§ **What you will do**
Return all of the data exactly as written, without the pictures.

§ **Dataset excerpt**
◆ ◆ ◆

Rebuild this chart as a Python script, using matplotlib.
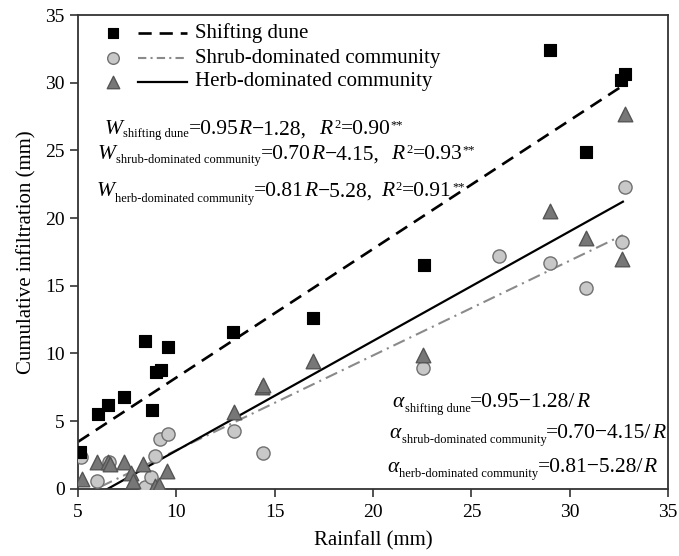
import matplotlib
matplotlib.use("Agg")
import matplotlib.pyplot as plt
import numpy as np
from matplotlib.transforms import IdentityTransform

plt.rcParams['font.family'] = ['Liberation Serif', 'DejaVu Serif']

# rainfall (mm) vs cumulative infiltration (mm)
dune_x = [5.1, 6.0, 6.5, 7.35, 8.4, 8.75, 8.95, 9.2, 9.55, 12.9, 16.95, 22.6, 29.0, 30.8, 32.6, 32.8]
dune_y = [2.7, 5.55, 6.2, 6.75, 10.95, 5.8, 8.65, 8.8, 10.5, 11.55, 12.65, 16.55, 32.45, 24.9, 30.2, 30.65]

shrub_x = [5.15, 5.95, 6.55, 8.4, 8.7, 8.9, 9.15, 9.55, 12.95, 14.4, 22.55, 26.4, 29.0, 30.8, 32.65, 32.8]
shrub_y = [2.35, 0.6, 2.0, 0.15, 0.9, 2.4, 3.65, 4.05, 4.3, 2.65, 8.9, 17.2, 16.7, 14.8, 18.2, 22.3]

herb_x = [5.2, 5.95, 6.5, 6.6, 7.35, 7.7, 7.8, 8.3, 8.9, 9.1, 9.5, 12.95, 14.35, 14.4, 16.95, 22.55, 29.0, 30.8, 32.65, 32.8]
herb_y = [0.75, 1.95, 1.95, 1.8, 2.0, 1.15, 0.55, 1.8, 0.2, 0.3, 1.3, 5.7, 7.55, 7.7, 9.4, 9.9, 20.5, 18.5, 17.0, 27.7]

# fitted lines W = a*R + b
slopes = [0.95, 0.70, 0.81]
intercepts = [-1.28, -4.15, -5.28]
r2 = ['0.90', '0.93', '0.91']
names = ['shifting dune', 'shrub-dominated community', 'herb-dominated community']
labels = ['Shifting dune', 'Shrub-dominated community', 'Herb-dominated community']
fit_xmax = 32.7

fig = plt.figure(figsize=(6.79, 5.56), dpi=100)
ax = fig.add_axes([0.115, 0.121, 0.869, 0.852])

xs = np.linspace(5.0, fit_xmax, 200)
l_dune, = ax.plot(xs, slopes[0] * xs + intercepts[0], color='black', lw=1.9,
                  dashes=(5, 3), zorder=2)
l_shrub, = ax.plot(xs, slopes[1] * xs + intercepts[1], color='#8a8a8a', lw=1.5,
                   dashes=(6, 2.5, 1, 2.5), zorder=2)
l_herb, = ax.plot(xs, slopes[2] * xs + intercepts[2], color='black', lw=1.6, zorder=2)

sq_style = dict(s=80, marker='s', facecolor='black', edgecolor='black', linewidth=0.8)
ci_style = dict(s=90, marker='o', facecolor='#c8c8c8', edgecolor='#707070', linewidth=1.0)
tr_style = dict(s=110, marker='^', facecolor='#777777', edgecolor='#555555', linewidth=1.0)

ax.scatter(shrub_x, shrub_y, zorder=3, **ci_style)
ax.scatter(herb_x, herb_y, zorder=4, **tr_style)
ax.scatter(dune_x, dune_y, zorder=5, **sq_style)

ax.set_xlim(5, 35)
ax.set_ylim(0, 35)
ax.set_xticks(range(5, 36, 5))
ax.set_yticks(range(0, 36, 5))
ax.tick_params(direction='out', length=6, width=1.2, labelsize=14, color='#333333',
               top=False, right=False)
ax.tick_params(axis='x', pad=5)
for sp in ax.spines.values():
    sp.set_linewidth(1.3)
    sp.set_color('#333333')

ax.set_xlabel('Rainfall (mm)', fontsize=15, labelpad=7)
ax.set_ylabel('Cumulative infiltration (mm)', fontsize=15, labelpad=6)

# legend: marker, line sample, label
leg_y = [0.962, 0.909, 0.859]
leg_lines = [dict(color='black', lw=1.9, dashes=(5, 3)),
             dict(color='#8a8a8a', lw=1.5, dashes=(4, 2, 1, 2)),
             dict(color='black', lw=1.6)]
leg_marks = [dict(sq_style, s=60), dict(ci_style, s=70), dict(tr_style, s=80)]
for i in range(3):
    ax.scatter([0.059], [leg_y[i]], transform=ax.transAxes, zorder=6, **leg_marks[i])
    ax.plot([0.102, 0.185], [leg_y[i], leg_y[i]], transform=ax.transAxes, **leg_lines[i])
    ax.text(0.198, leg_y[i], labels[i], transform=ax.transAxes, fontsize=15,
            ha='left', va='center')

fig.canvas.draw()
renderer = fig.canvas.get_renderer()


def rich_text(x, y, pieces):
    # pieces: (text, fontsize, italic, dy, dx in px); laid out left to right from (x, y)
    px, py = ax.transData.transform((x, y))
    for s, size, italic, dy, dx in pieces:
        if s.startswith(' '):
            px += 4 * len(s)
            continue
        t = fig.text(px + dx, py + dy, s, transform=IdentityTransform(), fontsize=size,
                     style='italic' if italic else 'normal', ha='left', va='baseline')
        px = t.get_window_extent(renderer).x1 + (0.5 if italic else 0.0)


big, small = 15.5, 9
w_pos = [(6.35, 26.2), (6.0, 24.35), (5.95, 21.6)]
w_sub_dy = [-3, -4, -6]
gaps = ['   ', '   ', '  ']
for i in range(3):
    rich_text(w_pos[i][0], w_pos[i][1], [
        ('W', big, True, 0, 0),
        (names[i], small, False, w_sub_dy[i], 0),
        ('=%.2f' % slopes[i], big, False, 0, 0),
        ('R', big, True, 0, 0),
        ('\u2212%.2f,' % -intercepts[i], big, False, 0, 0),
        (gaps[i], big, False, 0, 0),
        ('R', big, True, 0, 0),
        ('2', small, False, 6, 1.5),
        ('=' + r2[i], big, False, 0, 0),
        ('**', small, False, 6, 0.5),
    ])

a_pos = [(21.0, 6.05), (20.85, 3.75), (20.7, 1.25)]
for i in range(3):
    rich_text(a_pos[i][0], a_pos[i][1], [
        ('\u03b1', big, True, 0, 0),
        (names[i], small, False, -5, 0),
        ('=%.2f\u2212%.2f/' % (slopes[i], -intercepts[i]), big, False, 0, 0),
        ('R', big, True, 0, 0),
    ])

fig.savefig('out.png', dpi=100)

◆ ◆ ◆

§ **Solution below**
Rebuild this chart as a Python script, using matplotlib.
import matplotlib
matplotlib.use("Agg")
import matplotlib.pyplot as plt
import numpy as np
from matplotlib.transforms import IdentityTransform

plt.rcParams['font.family'] = ['Liberation Serif', 'DejaVu Serif']

# rainfall (mm) vs cumulative infiltration (mm)
dune_x = [5.1, 6.0, 6.5, 7.35, 8.4, 8.75, 8.95, 9.2, 9.55, 12.9, 16.95, 22.6, 29.0, 30.8, 32.6, 32.8]
dune_y = [2.7, 5.55, 6.2, 6.75, 10.95, 5.8, 8.65, 8.8, 10.5, 11.55, 12.65, 16.55, 32.45, 24.9, 30.2, 30.65]

shrub_x = [5.15, 5.95, 6.55, 8.4, 8.7, 8.9, 9.15, 9.55, 12.95, 14.4, 22.55, 26.4, 29.0, 30.8, 32.65, 32.8]
shrub_y = [2.35, 0.6, 2.0, 0.15, 0.9, 2.4, 3.65, 4.05, 4.3, 2.65, 8.9, 17.2, 16.7, 14.8, 18.2, 22.3]

herb_x = [5.2, 5.95, 6.5, 6.6, 7.35, 7.7, 7.8, 8.3, 8.9, 9.1, 9.5, 12.95, 14.35, 14.4, 16.95, 22.55, 29.0, 30.8, 32.65, 32.8]
herb_y = [0.75, 1.95, 1.95, 1.8, 2.0, 1.15, 0.55, 1.8, 0.2, 0.3, 1.3, 5.7, 7.55, 7.7, 9.4, 9.9, 20.5, 18.5, 17.0, 27.7]

# fitted lines W = a*R + b
slopes = [0.95, 0.70, 0.81]
intercepts = [-1.28, -4.15, -5.28]
r2 = ['0.90', '0.93', '0.91']
names = ['shifting dune', 'shrub-dominated community', 'herb-dominated community']
labels = ['Shifting dune', 'Shrub-dominated community', 'Herb-dominated community']
fit_xmax = 32.7

fig = plt.figure(figsize=(6.79, 5.56), dpi=100)
ax = fig.add_axes([0.115, 0.121, 0.869, 0.852])

xs = np.linspace(5.0, fit_xmax, 200)
l_dune, = ax.plot(xs, slopes[0] * xs + intercepts[0], color='black', lw=1.9,
                  dashes=(5, 3), zorder=2)
l_shrub, = ax.plot(xs, slopes[1] * xs + intercepts[1], color='#8a8a8a', lw=1.5,
                   dashes=(6, 2.5, 1, 2.5), zorder=2)
l_herb, = ax.plot(xs, slopes[2] * xs + intercepts[2], color='black', lw=1.6, zorder=2)

sq_style = dict(s=80, marker='s', facecolor='black', edgecolor='black', linewidth=0.8)
ci_style = dict(s=90, marker='o', facecolor='#c8c8c8', edgecolor='#707070', linewidth=1.0)
tr_style = dict(s=110, marker='^', facecolor='#777777', edgecolor='#555555', linewidth=1.0)

ax.scatter(shrub_x, shrub_y, zorder=3, **ci_style)
ax.scatter(herb_x, herb_y, zorder=4, **tr_style)
ax.scatter(dune_x, dune_y, zorder=5, **sq_style)

ax.set_xlim(5, 35)
ax.set_ylim(0, 35)
ax.set_xticks(range(5, 36, 5))
ax.set_yticks(range(0, 36, 5))
ax.tick_params(direction='out', length=6, width=1.2, labelsize=14, color='#333333',
               top=False, right=False)
ax.tick_params(axis='x', pad=5)
for sp in ax.spines.values():
    sp.set_linewidth(1.3)
    sp.set_color('#333333')

ax.set_xlabel('Rainfall (mm)', fontsize=15, labelpad=7)
ax.set_ylabel('Cumulative infiltration (mm)', fontsize=15, labelpad=6)

# legend: marker, line sample, label
leg_y = [0.962, 0.909, 0.859]
leg_lines = [dict(color='black', lw=1.9, dashes=(5, 3)),
             dict(color='#8a8a8a', lw=1.5, dashes=(4, 2, 1, 2)),
             dict(color='black', lw=1.6)]
leg_marks = [dict(sq_style, s=60), dict(ci_style, s=70), dict(tr_style, s=80)]
for i in range(3):
    ax.scatter([0.059], [leg_y[i]], transform=ax.transAxes, zorder=6, **leg_marks[i])
    ax.plot([0.102, 0.185], [leg_y[i], leg_y[i]], transform=ax.transAxes, **leg_lines[i])
    ax.text(0.198, leg_y[i], labels[i], transform=ax.transAxes, fontsize=15,
            ha='left', va='center')

fig.canvas.draw()
renderer = fig.canvas.get_renderer()


def rich_text(x, y, pieces):
    # pieces: (text, fontsize, italic, dy, dx in px); laid out left to right from (x, y)
    px, py = ax.transData.transform((x, y))
    for s, size, italic, dy, dx in pieces:
        if s.startswith(' '):
            px += 4 * len(s)
            continue
        t = fig.text(px + dx, py + dy, s, transform=IdentityTransform(), fontsize=size,
                     style='italic' if italic else 'normal', ha='left', va='baseline')
        px = t.get_window_extent(renderer).x1 + (0.5 if italic else 0.0)


big, small = 15.5, 9
w_pos = [(6.35, 26.2), (6.0, 24.35), (5.95, 21.6)]
w_sub_dy = [-3, -4, -6]
gaps = ['   ', '   ', '  ']
for i in range(3):
    rich_text(w_pos[i][0], w_pos[i][1], [
        ('W', big, True, 0, 0),
        (names[i], small, False, w_sub_dy[i], 0),
        ('=%.2f' % slopes[i], big, False, 0, 0),
        ('R', big, True, 0, 0),
        ('\u2212%.2f,' % -intercepts[i], big, False, 0, 0),
        (gaps[i], big, False, 0, 0),
        ('R', big, True, 0, 0),
        ('2', small, False, 6, 1.5),
        ('=' + r2[i], big, False, 0, 0),
        ('**', small, False, 6, 0.5),
    ])

a_pos = [(21.0, 6.05), (20.85, 3.75), (20.7, 1.25)]
for i in range(3):
    rich_text(a_pos[i][0], a_pos[i][1], [
        ('\u03b1', big, True, 0, 0),
        (names[i], small, False, -5, 0),
        ('=%.2f\u2212%.2f/' % (slopes[i], -intercepts[i]), big, False, 0, 0),
        ('R', big, True, 0, 0),
    ])

fig.savefig('out.png', dpi=100)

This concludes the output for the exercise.